◆ **The records**
********************

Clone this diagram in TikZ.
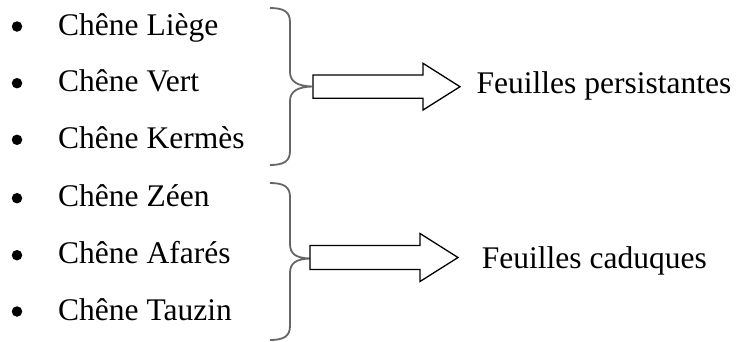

********************

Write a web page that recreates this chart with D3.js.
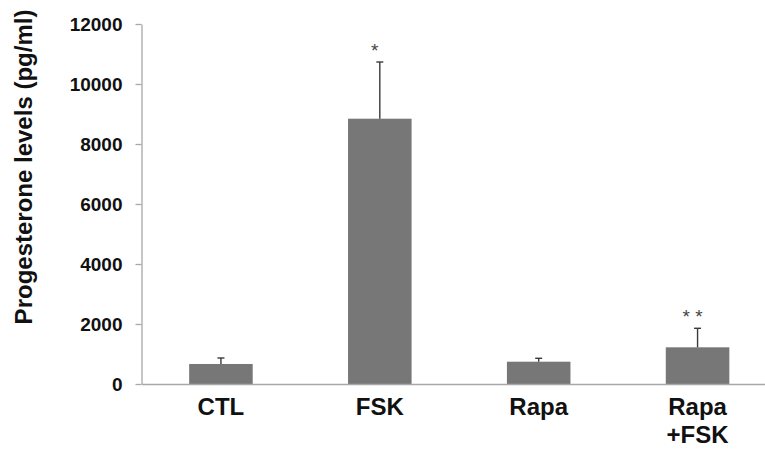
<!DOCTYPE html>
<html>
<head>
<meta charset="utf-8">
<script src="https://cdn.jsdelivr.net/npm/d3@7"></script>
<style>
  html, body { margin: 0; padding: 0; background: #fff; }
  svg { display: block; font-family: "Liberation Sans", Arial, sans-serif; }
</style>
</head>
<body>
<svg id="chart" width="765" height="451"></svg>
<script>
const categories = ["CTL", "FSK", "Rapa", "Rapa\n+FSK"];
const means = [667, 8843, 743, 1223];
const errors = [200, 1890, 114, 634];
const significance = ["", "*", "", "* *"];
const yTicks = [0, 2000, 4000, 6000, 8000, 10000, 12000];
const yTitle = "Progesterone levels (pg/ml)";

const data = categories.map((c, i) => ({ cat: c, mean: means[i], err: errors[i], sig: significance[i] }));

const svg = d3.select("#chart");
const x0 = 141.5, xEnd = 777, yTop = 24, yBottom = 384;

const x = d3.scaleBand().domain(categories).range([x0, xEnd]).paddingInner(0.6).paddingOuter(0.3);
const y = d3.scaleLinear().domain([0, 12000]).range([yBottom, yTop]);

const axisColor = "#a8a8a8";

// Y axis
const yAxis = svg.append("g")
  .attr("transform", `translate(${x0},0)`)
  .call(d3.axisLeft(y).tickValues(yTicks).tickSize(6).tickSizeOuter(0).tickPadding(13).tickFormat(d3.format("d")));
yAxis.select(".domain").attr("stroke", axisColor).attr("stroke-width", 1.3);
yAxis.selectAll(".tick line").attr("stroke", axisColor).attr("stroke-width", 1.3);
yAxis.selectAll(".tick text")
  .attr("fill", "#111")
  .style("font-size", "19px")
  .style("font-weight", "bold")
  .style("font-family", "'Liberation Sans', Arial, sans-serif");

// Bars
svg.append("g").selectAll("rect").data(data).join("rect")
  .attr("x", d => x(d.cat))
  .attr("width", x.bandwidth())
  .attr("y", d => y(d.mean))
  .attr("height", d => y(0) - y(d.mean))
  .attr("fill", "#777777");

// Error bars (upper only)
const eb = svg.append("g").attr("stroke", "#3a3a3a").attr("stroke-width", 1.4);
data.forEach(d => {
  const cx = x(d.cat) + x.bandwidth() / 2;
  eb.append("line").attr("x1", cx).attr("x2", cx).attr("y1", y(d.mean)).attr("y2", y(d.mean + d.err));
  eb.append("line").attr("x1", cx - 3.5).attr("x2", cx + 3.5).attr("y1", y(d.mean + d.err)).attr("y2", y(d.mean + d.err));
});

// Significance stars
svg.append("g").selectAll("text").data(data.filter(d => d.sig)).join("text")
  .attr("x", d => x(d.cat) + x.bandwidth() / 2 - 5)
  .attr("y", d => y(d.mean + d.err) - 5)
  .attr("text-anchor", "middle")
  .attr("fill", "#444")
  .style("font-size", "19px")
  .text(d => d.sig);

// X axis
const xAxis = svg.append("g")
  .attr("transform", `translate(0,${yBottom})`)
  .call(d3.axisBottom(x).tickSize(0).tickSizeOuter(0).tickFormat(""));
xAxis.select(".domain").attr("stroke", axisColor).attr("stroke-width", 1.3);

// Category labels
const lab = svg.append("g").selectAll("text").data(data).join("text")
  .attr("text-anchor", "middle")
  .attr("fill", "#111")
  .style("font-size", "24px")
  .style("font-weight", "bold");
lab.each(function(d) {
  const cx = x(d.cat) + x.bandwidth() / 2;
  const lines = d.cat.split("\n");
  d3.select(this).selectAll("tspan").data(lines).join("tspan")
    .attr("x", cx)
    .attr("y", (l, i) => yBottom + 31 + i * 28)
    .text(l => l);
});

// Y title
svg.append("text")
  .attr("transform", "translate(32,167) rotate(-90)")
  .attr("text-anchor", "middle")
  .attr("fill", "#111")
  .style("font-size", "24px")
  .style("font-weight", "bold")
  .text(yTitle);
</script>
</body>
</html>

********************

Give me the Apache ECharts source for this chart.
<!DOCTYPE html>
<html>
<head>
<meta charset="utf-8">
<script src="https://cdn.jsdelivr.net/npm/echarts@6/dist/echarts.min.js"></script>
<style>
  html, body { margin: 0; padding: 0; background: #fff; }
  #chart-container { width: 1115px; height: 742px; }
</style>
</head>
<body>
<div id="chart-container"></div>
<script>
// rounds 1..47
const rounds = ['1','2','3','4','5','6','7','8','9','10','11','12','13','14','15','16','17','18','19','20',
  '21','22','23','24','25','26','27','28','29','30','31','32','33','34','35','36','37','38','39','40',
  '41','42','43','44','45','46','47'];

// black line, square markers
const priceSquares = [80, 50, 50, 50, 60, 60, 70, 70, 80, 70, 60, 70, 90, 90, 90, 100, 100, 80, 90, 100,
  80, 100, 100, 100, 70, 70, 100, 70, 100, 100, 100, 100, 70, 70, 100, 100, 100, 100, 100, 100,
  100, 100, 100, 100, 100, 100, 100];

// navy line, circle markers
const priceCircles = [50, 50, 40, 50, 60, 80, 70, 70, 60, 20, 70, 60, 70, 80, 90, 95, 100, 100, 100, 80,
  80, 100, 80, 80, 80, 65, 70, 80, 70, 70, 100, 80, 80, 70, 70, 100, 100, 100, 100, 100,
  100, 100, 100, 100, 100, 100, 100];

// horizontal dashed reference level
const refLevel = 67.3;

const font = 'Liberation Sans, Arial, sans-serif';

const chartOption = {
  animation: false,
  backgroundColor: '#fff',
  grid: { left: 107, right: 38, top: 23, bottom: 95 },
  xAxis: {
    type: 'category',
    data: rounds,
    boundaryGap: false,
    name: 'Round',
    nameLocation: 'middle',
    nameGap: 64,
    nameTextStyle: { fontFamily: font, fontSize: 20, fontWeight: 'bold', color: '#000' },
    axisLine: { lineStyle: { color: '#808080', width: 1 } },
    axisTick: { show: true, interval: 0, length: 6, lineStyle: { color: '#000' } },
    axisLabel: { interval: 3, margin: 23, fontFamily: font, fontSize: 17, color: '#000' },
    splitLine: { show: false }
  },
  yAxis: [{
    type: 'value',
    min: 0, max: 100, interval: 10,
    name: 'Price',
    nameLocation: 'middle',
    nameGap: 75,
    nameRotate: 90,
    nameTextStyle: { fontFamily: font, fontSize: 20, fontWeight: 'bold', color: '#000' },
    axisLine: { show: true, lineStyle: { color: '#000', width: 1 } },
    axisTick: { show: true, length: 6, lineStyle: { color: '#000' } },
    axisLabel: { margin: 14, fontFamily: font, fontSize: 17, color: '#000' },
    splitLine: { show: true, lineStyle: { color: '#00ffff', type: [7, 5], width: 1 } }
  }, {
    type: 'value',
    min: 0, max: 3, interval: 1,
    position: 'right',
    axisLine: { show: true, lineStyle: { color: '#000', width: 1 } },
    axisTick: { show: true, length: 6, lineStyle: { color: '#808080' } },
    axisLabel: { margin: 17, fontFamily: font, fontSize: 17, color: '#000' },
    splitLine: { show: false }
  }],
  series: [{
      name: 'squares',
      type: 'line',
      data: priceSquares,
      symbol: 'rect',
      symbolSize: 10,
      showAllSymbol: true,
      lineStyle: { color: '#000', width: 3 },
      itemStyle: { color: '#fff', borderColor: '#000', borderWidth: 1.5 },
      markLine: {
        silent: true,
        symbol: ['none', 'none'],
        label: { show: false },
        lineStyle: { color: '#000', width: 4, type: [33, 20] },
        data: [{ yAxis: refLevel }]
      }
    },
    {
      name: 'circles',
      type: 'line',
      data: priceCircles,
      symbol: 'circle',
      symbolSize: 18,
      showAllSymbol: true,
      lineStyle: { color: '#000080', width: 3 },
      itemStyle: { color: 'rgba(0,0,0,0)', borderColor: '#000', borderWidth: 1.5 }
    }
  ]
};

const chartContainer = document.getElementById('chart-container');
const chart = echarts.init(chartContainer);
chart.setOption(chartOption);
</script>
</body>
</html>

********************

◆ **What needs to be done**
For the listing above, identify each line bearing "this".

◆ **Response to the exercise**
Clone this diagram in TikZ.
Write a web page that recreates this chart with D3.js.
  d3.select(this).selectAll("tspan").data(lines).join("tspan")
Give me the Apache ECharts source for this chart.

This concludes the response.